PROMPT>
The lines to extract run from the first line of the material below to the line containing "from matplotlib.lines import Line2D", both included; leave the pictures behind.
(begin)
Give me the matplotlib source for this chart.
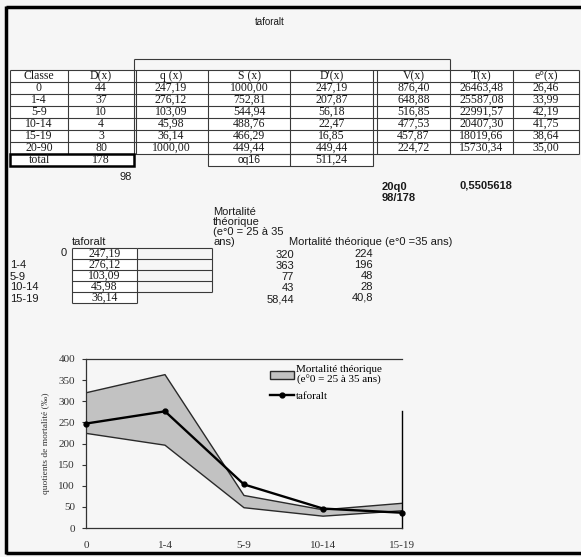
import matplotlib
matplotlib.use('Agg')
import matplotlib.pyplot as plt
from matplotlib.patches import Rectangle, Patch
from matplotlib.lines import Line2D

# ---------------- data ----------------
classes = ['0', '1-4', '5-9', '10-14', '15-19', '20-90']
deaths = [44, 37, 10, 4, 3, 80]
total_deaths = 178
under_total = 98
qx = [247.19, 276.12, 103.09, 45.98, 36.14, 1000.00]
sx = [1000.00, 752.81, 544.94, 488.76, 466.29, 449.44]
dpx = [247.19, 207.87, 56.18, 22.47, 16.85, 449.44]
dp_sum = 511.24
vx = [876.40, 648.88, 516.85, 477.53, 457.87, 224.72]
tx = [26463.48, 25587.08, 22991.57, 20407.30, 18019.66, 15730.34]
ex = [26.46, 33.99, 42.19, 41.75, 38.64, 35.00]
headers = ['Classe', 'D(x)', 'q (x)', 'S (x)', "D'(x)", 'V(x)', 'T(x)', 'e°(x)']

q20_name = '20q0'
q20_ratio = '98/178'
q20_value = '0,5505618'

age_groups = ['0', '1-4', '5-9', '10-14', '15-19']
q_taforalt = [247.19, 276.12, 103.09, 45.98, 36.14]
theo_25_35 = [320, 363, 77, 43, 58.44]
theo_35 = [224, 196, 48, 28, 40.8]

SERIF = ['Liberation Serif', 'DejaVu Serif']
SANS = ['Liberation Sans', 'DejaVu Sans']
TS = 8.5   # table serif size
SS = 8.0   # sans size


def fmt(v):
    return f"{v:.2f}".replace('.', ',')


W, H = 581, 557
fig = plt.figure(figsize=(W / 100, H / 100), dpi=100, facecolor='#f6f6f6')
bg = fig.add_axes([0, 0, 1, 1])
bg.set_xlim(0, W)
bg.set_ylim(H, 0)
bg.axis('off')

LC = '#3a3a3a'


def hline(y, x0, x1, lw=0.8, c=LC):
    bg.plot([x0, x1], [y, y], color=c, lw=lw, solid_capstyle='butt')


def vline(x, y0, y1, lw=0.8, c=LC):
    bg.plot([x, x], [y0, y1], color=c, lw=lw, solid_capstyle='butt')


def txt(x, y, s, ha='center', size=TS, fam=SERIF, **kw):
    bg.text(x, y, s, ha=ha, va='center', fontsize=size, family=fam, color='#1a1a1a', **kw)


# outer frame
hline(7, 6, W, lw=2.5, c='black')
hline(553, 6, W, lw=2.5, c='black')
vline(6, 6, 554, lw=2.5, c='black')

txt(270, 22, 'taforalt', size=7, fam=SANS)

# ---------------- main table ----------------
cols = [10, 68, 134, 208, 290, 373, 450, 513, 579]
top = 70
rh = 12
nrows = 7  # header + 6
bottom = top + nrows * rh
bg.add_patch(Rectangle((10, top), 569, nrows * rh, facecolor='white', edgecolor='none', zorder=0))
for i in range(nrows + 1):
    hline(top + i * rh, cols[0], cols[-1])
for x in cols:
    vline(x, top, bottom)
vline(136, top, bottom)
vline(377, top, bottom)
# merged box above
hline(59, 134, 450)
vline(134, 59, top)
vline(450, 59, top)

centers = [(cols[i] + cols[i + 1]) / 2 for i in range(len(cols) - 1)]
centers[5] = (377 + 450) / 2
for j, h in enumerate(headers):
    txt(centers[j], top + rh / 2, h)
columns = [classes, [str(d) for d in deaths], [fmt(v) for v in qx], [fmt(v) for v in sx],
           [fmt(v) for v in dpx], [fmt(v) for v in vx], [fmt(v) for v in tx], [fmt(v) for v in ex]]
for j, col in enumerate(columns):
    for i, s in enumerate(col):
        txt(centers[j], top + rh * (i + 1.5), s)

# extra row
y0, y1 = bottom, bottom + rh
bg.add_patch(Rectangle((10, y0), 124, rh, facecolor='white', edgecolor='black', lw=1.8, zorder=3))
vline(68, y0, y1, lw=1.8, c='black')
txt(centers[0], y0 + rh / 2, 'total')
txt(centers[1], y0 + rh / 2, str(total_deaths))
bg.add_patch(Rectangle((208, y0), 165, rh, facecolor='white', edgecolor=LC, lw=0.8, zorder=1))
vline(290, y0, y1)
txt(centers[3], y0 + rh / 2, 'oq16', size=7.5, fam=SANS)
txt(centers[4], y0 + rh / 2, fmt(dp_sum))
txt(132, 177, str(under_total), ha='right', size=SS, fam=SANS)

# ---------------- 20q0 ----------------
txt(382, 187, q20_name, ha='left', size=SS, fam=SANS, weight='bold')
txt(382, 198, q20_ratio, ha='left', size=SS, fam=SANS, weight='bold')
txt(460, 186, q20_value, ha='left', size=SS, fam=SANS, weight='bold')

# ---------------- theoretical mortality ----------------
for k, line in enumerate(['Mortalité', 'théorique', '(e°0 = 25 à 35', 'ans)']):
    txt(213, 212 + k * 10, line, ha='left', size=SS, fam=SANS)
txt(289, 242, 'Mortalité théorique (e°0 =35 ans)', ha='left', size=SS, fam=SANS)
rows_y = [254, 265, 276, 287, 298]
for k in range(5):
    s1 = (f"{theo_25_35[k]:g}").replace('.', ',')
    s2 = (f"{theo_35[k]:g}").replace('.', ',')
    txt(294, rows_y[k] + 1, s1, ha='right', size=SS, fam=SANS)
    txt(373, rows_y[k], s2, ha='right', size=SS, fam=SANS)

# small taforalt table
txt(72, 242, 'taforalt', ha='left', size=SS, fam=SANS)
st_top = 248
srh = 11
bg.add_patch(Rectangle((72, st_top), 65, 5 * srh, facecolor='white', edgecolor='none', zorder=0))
for i in range(6):
    hline(st_top + i * srh, 72, 137)
for i in range(5):
    hline(st_top + i * srh, 137, 212)
vline(72, st_top, st_top + 5 * srh)
vline(137, st_top, st_top + 5 * srh)
vline(212, st_top, st_top + 4 * srh)
for k in range(5):
    txt(104.5, st_top + srh * (k + 0.5), fmt(q_taforalt[k]))
txt(67, st_top + srh * 0.5, age_groups[0], ha='right', size=SS, fam=SANS)
for k in range(1, 5):
    txt(10, st_top + srh * (k + 0.5) + 1, age_groups[k], ha='left', size=SS, fam=SANS)

# ---------------- chart ----------------
left, right = 86, 402
ytop, ybot = 359, 528
ax = fig.add_axes([left / W, 1 - ybot / H, (right - left) / W, (ybot - ytop) / H])
ax.set_facecolor('none')
x = list(range(len(age_groups)))
ax.fill_between(x, theo_35, theo_25_35, facecolor='#c2c2c2', edgecolor='none', zorder=1)
ax.plot(x, theo_25_35, color='#2a2a2a', lw=1.0, zorder=2)
ax.plot(x, theo_35, color='#2a2a2a', lw=1.0, zorder=2)
ax.plot(x, q_taforalt, color='black', lw=1.7, marker='o', ms=3.5, zorder=3, clip_on=False)
ax.set_xlim(0, 4)
ax.set_ylim(0, 400)
ax.set_yticks(range(0, 401, 50))
ax.set_xticks(x)
ax.set_xticklabels(age_groups)
for sp in ['left', 'bottom', 'top']:
    ax.spines[sp].set_linewidth(0.9)
    ax.spines[sp].set_color('#333333')
ax.spines['right'].set_visible(False)
ax.axvline(4, ymin=0, ymax=0.69, color='black', lw=1.0, clip_on=False)
ax.tick_params(axis='y', length=3, width=0.8, pad=5, labelsize=8, colors='#333333')
ax.tick_params(axis='x', length=0, pad=9, labelsize=8, colors='#333333')
for lab in ax.get_xticklabels() + ax.get_yticklabels():
    lab.set_family(SERIF)
ax.set_ylabel('quotients de mortalité (‰)', family=SERIF, fontsize=6.8, labelpad=6, color='#333333')

handles = [Patch(facecolor='#c2c2c2', edgecolor='#2a2a2a', lw=1.0),
           Line2D([0], [0], color='black', lw=1.7, marker='o', ms=3.5)]
leg = ax.legend(handles, ['Mortalité théorique\n(e°0 = 25 à 35 ans)', 'taforalt'],
                loc='upper left', bbox_to_anchor=((264 - left) / (right - left), 0.995),
                frameon=False, prop={'family': SERIF, 'size': 8},
                handlelength=2.2, handletextpad=0.2, borderaxespad=0.1, labelspacing=0.5)
leg.get_texts()[0].set_multialignment('center')
leg.get_texts()[0].set_linespacing(1.1)

fig.text(245 / W, 1 - 561 / H, "Classes d'âge", ha='center', va='center', fontsize=8,
         family=SERIF, color='#333333')

fig.savefig('out.png', dpi=100, facecolor=fig.get_facecolor())
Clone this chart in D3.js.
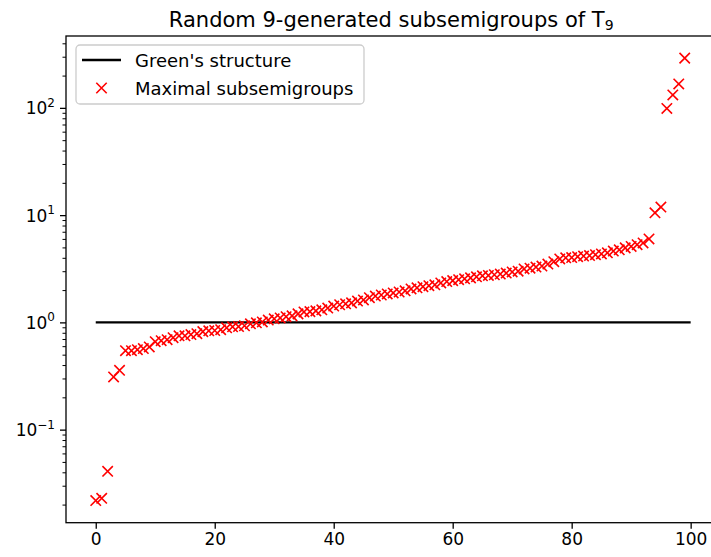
(end)
ANSWER TO THIS PROBLEM>
Give me the matplotlib source for this chart.
import matplotlib
matplotlib.use('Agg')
import matplotlib.pyplot as plt
from matplotlib.patches import Rectangle, Patch
from matplotlib.lines import Line2D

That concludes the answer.